(WHAT IS EXPECTED) Exact reproduction is required for the lines bounded by the one containing "Write a Python" and the one containing "plt.rcParams['font.family'] = ['Liberation", both bounds included. Print them without any pictures.

━━ THE RECORDS

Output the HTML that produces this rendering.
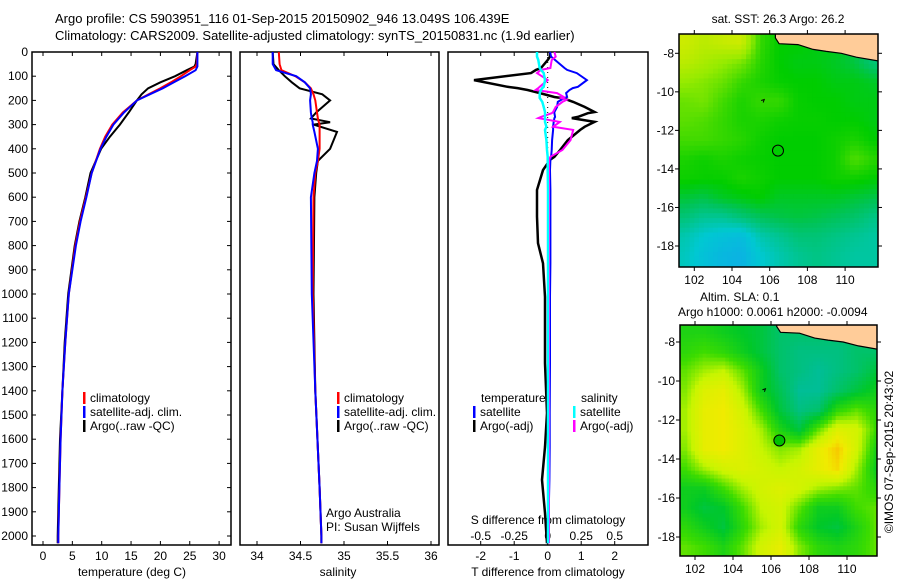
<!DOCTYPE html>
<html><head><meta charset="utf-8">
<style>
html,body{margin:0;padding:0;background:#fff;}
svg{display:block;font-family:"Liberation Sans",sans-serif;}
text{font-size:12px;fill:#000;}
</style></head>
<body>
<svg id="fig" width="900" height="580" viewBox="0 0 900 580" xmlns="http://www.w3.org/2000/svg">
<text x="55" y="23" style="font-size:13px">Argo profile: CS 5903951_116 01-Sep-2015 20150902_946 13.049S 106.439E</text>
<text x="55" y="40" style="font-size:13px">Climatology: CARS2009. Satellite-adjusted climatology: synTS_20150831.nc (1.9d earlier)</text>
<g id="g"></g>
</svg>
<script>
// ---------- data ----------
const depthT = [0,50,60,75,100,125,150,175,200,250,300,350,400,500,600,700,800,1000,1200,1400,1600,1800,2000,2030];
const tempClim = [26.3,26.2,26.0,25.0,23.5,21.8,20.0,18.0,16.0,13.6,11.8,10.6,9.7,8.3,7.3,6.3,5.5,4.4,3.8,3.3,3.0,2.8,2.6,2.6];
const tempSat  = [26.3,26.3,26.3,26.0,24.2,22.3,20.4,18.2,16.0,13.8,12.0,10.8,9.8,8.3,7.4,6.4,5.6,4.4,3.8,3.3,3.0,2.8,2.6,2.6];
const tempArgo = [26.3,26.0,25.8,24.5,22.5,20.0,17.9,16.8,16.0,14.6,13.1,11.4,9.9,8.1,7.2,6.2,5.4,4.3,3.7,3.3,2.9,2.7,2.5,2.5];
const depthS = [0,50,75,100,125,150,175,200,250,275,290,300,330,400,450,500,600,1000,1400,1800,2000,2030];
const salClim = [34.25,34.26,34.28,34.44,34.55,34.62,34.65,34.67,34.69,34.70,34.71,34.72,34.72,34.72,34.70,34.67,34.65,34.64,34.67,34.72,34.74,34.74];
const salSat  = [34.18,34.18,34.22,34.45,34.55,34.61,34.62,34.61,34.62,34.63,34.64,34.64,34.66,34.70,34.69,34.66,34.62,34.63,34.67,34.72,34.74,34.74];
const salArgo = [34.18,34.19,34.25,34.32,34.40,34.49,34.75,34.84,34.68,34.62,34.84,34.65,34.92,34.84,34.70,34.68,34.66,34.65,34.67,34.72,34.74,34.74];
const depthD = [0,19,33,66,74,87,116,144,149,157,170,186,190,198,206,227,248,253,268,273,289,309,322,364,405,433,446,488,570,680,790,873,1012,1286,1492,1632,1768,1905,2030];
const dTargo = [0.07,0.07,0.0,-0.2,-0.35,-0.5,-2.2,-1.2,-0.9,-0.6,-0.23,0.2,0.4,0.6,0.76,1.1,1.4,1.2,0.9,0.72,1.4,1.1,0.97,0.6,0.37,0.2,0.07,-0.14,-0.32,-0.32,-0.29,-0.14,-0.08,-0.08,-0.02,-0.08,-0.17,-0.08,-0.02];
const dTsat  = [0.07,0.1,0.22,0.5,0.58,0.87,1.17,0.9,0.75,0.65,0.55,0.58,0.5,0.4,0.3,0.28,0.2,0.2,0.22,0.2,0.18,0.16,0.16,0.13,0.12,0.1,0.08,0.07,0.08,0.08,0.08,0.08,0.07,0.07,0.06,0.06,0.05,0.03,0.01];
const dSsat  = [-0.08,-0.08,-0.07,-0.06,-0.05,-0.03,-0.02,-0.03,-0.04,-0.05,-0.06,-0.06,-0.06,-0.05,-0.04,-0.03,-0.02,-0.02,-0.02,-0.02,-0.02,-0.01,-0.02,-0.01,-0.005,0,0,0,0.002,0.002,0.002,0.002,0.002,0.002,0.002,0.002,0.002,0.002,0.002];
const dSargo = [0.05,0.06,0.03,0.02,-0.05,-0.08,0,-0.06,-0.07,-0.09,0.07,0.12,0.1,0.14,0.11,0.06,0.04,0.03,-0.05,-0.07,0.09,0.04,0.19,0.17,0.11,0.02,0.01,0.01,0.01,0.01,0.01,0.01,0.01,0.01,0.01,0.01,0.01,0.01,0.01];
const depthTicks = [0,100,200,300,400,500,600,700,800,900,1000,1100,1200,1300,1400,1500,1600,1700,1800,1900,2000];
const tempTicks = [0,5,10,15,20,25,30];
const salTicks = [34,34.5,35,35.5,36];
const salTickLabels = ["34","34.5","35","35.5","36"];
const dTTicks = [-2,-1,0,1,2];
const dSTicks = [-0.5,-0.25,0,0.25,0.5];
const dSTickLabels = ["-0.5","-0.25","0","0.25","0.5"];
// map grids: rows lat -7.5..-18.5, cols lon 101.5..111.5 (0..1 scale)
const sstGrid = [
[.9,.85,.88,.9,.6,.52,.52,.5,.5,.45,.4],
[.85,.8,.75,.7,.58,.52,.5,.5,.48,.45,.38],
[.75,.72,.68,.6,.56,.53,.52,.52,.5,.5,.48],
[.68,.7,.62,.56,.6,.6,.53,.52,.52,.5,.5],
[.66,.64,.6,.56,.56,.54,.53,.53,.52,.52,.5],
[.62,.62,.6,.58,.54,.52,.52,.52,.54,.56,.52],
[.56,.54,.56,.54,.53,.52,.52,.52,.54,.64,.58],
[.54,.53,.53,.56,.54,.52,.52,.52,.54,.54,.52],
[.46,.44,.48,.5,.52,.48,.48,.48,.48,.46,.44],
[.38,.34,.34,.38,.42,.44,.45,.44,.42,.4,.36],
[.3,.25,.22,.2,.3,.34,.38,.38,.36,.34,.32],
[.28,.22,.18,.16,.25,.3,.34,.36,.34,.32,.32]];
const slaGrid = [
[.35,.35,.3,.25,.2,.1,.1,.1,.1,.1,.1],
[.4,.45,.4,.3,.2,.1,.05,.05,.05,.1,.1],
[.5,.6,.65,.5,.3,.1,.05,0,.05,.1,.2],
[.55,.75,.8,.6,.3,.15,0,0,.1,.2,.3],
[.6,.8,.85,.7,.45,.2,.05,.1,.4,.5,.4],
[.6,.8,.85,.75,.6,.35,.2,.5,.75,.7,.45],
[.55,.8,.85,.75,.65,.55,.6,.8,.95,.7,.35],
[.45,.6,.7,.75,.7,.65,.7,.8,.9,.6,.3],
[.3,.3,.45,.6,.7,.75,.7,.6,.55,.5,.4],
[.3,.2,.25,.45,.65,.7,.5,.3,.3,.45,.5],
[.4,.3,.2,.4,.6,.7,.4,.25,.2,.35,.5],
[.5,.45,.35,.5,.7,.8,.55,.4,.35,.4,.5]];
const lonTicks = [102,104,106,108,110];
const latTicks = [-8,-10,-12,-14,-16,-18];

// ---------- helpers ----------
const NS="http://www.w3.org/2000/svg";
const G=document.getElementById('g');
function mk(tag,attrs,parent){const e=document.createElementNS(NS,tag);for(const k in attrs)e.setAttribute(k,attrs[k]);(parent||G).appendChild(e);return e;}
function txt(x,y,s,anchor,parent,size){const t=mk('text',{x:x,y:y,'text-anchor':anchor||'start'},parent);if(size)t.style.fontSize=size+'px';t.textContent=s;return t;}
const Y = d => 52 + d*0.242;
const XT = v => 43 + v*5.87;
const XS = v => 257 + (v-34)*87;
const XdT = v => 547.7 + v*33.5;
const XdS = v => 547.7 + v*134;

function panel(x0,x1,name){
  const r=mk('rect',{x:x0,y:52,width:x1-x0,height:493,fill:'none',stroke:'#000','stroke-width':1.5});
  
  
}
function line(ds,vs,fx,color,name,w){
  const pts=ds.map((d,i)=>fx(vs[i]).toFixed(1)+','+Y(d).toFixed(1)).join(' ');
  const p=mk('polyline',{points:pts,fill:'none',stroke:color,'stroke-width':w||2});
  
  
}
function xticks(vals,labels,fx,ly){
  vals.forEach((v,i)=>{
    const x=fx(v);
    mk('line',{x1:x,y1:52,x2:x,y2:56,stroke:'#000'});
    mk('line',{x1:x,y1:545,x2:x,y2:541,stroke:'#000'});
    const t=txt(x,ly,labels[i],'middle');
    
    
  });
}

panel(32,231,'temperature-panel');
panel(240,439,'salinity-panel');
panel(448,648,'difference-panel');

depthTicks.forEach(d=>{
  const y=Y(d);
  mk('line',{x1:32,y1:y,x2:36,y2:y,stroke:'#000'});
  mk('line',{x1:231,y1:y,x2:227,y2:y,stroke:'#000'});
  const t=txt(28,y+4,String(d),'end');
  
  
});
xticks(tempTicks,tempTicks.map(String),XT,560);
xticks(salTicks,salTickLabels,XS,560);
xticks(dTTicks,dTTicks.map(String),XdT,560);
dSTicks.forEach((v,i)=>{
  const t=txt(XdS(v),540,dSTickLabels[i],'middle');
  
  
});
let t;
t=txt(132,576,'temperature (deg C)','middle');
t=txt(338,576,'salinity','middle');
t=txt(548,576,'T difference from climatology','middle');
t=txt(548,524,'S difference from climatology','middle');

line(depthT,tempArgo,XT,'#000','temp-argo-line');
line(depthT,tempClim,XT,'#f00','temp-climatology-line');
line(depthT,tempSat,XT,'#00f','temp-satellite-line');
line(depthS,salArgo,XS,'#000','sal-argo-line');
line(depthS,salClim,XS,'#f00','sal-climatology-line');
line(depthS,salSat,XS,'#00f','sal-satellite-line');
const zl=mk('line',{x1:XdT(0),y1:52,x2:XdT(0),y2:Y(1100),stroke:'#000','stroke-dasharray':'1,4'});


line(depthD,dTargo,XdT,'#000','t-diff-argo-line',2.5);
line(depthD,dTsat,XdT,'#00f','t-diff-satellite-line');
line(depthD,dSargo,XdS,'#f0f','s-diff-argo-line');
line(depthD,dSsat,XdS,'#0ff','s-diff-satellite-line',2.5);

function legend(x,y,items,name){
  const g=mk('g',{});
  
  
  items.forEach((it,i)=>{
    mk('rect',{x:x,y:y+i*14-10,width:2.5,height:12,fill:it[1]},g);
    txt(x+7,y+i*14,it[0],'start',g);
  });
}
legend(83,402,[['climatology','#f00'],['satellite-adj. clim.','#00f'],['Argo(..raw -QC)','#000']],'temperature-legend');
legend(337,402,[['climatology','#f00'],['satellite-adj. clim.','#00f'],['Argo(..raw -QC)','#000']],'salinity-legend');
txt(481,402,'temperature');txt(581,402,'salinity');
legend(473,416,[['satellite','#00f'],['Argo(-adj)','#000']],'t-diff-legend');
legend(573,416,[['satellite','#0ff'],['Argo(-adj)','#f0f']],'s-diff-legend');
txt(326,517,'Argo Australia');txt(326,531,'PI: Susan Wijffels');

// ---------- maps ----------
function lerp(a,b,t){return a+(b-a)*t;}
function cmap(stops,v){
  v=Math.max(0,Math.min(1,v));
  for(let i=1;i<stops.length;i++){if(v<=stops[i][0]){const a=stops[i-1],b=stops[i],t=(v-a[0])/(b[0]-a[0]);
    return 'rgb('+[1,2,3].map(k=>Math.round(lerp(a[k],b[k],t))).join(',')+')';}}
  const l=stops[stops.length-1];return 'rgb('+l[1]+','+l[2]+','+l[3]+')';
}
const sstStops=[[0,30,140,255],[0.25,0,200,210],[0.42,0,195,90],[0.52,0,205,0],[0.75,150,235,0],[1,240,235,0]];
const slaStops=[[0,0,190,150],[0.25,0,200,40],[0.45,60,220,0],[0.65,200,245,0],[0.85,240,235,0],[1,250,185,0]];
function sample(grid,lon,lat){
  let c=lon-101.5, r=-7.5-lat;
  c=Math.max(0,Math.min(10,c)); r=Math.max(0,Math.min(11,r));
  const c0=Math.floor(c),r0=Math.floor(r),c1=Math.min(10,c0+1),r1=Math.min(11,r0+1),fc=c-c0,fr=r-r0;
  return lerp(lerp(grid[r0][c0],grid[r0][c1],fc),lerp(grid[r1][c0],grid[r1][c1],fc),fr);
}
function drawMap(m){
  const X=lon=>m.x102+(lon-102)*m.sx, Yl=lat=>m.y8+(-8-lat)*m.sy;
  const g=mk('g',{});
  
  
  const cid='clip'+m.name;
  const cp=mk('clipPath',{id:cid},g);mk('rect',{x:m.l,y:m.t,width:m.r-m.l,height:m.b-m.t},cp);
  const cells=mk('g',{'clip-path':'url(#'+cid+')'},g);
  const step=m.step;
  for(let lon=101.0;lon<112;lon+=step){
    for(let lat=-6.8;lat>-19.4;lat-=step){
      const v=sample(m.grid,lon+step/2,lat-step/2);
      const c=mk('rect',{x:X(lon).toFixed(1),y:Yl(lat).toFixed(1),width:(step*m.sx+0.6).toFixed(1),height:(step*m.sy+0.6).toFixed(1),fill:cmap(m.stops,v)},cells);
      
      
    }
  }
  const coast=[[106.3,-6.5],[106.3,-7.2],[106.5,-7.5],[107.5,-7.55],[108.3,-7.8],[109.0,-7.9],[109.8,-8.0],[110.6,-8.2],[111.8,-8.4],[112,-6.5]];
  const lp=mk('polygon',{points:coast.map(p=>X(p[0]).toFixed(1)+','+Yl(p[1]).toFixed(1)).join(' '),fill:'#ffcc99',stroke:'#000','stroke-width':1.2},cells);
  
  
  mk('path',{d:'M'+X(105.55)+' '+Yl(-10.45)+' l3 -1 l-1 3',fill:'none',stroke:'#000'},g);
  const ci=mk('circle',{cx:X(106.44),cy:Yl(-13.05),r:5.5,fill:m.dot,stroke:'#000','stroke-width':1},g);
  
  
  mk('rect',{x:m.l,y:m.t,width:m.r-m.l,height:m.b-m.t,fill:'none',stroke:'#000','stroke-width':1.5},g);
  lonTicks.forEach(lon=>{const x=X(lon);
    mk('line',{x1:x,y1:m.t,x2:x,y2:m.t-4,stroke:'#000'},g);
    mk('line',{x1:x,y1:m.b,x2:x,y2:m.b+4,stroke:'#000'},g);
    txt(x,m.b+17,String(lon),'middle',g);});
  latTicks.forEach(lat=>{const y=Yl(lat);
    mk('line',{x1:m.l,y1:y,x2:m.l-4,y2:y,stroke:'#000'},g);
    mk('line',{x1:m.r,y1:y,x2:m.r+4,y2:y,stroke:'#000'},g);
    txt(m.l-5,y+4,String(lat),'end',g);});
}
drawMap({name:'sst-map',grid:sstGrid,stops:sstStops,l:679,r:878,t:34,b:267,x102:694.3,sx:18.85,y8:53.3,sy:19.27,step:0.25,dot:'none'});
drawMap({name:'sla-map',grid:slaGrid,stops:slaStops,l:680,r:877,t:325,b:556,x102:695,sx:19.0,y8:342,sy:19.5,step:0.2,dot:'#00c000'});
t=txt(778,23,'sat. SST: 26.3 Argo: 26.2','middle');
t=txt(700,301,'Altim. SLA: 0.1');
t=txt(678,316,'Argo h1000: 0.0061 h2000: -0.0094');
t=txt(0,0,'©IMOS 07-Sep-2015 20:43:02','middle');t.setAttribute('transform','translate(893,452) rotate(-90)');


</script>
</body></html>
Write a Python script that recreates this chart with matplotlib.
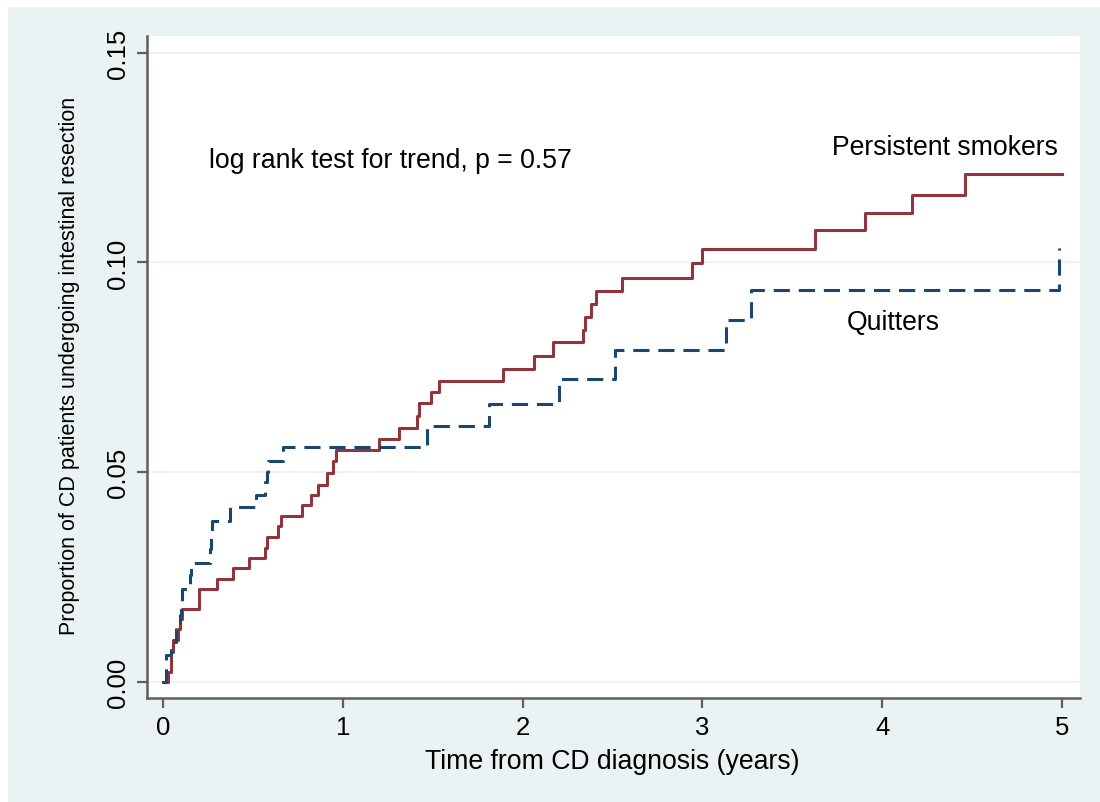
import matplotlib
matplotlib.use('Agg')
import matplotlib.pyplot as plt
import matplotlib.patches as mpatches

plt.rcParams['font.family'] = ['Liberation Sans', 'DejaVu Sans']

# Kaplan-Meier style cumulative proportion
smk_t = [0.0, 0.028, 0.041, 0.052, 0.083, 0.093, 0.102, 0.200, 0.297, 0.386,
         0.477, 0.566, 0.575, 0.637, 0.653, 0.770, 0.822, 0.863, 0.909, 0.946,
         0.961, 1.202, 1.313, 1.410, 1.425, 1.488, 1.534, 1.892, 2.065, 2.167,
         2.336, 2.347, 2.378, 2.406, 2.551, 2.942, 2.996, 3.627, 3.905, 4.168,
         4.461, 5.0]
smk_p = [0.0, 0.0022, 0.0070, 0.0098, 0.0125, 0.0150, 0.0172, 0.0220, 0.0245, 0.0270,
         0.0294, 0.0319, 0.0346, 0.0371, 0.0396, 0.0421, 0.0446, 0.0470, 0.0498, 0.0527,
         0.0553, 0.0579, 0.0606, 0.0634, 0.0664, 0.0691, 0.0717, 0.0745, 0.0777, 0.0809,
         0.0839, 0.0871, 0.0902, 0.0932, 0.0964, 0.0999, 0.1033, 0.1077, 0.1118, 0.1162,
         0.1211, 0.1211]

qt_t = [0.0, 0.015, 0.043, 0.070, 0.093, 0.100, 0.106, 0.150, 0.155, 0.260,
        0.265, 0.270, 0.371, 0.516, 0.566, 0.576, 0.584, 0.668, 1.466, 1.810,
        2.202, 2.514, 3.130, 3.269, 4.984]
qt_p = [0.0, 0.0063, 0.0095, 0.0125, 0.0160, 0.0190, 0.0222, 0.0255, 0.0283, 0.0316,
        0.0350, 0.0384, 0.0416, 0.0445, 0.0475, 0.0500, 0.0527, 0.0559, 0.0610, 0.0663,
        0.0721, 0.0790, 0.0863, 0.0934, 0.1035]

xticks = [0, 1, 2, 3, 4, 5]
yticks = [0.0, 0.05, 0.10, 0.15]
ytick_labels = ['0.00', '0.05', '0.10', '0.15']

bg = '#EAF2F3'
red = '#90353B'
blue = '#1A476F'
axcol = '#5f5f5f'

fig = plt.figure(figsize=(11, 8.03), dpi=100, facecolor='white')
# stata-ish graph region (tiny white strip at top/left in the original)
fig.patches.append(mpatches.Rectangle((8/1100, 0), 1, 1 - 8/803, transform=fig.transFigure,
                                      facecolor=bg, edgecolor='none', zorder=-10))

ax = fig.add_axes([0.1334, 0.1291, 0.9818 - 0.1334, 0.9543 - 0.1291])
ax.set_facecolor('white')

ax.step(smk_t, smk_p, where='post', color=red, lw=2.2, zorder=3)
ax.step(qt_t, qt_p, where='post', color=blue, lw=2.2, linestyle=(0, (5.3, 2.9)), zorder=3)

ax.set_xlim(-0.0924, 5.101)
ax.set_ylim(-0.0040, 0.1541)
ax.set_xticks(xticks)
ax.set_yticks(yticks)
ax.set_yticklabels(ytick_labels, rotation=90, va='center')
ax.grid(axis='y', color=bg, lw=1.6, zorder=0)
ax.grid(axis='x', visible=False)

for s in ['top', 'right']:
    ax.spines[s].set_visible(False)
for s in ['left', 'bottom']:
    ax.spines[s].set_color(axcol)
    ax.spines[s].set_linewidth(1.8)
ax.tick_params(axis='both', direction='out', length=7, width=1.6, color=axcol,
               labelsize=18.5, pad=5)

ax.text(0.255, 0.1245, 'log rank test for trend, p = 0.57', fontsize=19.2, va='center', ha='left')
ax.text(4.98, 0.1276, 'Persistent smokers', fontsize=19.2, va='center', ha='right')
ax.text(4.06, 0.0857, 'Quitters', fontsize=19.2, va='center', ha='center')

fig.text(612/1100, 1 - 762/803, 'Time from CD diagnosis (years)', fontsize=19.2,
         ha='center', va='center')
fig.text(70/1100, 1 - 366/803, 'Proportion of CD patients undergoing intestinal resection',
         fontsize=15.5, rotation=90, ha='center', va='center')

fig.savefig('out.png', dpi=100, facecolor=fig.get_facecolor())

━━━━

(OUTPUT FOR THIS TASK)
Write a Python script that recreates this chart with matplotlib.
import matplotlib
matplotlib.use('Agg')
import matplotlib.pyplot as plt
import matplotlib.patches as mpatches

plt.rcParams['font.family'] = ['Liberation Sans', 'DejaVu Sans']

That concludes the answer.